Quok Walker

The end of slavery in Massachusetts rests with the court cases of two enslaved people: Mum Bett and Quok Walker. While both individals are discussed in the Salem State University course that we support during the summer, it is the Quok Walker case that we are most excited to revisit next year.

For the 2019 iteration of the class, Dr. Bethany Jay and I changed the focus of the course to look at the “long” nineteenth century through the lens of African-Americans and archaeology. This decision was made so that the class could better support history educators as they navigate new changes to the Massachusetts Frameworks.

Part of the process of examining the nineteenth century and it’s impact on the experiences of African Americans through events like the Civil War and Reconstruction, is to better understand specific events prior to 1800, and Quok Walker’s legal case is one of the most important.

Most people do not realize that Massachusetts was the first colony to create laws legalizing slavery. The economy of Massachusetts and New England was heavily dependent on West Indian slavery; enslaving native people in New England and importing Africans into the colony was common practice in the 1700s as well. It was not until the American Revolution, when enslaved people began using the colonists’ language demanding freedom from England, that the legality of slavery changed in Massachusetts.

In 1781, Quok Walker ran away from Nathaniel Jennison to a farm owned by Seth and John Caldwell. After Jennison and others captured and beat Walker, he used the legal system to prove his freedom. This is because his original owner had promised to free Walker.

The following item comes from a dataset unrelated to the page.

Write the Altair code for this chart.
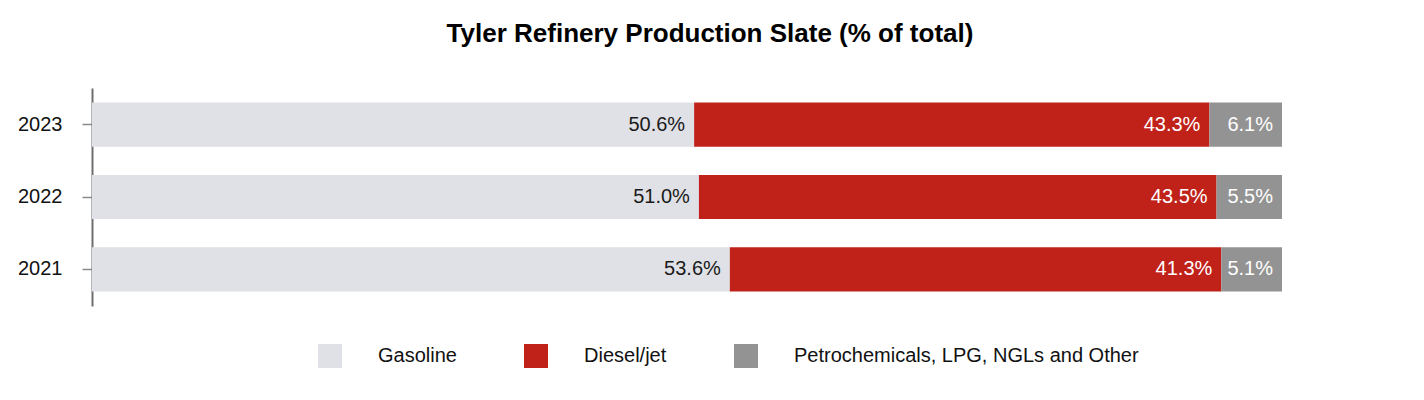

Over the course of the three trials, it was declared that Walker was in fact “a Freeman and not the proper Negro slave” and the state Supreme Court also found that the state’s Constitution was not compatible with the institution of slavery. These decisions, while not codifying the abolishment of slavery into state law, made slavery legally untenable in the state. Thus, Massachusetts, the first state to allow slavery, became the first to legally end it.

Cushing
Chief Justice William Cushing who presided over the Walker case as Massachusetts chief justice, before he became a member of the Supreme Court for the newly formed country.  

With the change in focus for the Salem State University class, we added new partners, including Ellen Berkland, archaeologist for the Department of Conservation and Recreation (DCR). While working with Berkland regarding the DCR property Camp Meigs – which is the place outside of Boston where the African American Mass 54th regiment was encamped before fighting in the Civil War – she informed Dr. Jay and I that DCR had a property that was related to the life of Walker and proposed that we might bring our 2020 class to dig at the site.

And to say that Dr. Jay and I were excited would be an understatement! Why? Because that is the land that Quok Walker lived on after he gained his freedom. The idea that we might be able to find objects that are connected to him and could help historians and others better understand his life is an exhilarating opportunity!

Walker Barre
Barre, MA has a plaque near the town commons that commemorates Quok Walker.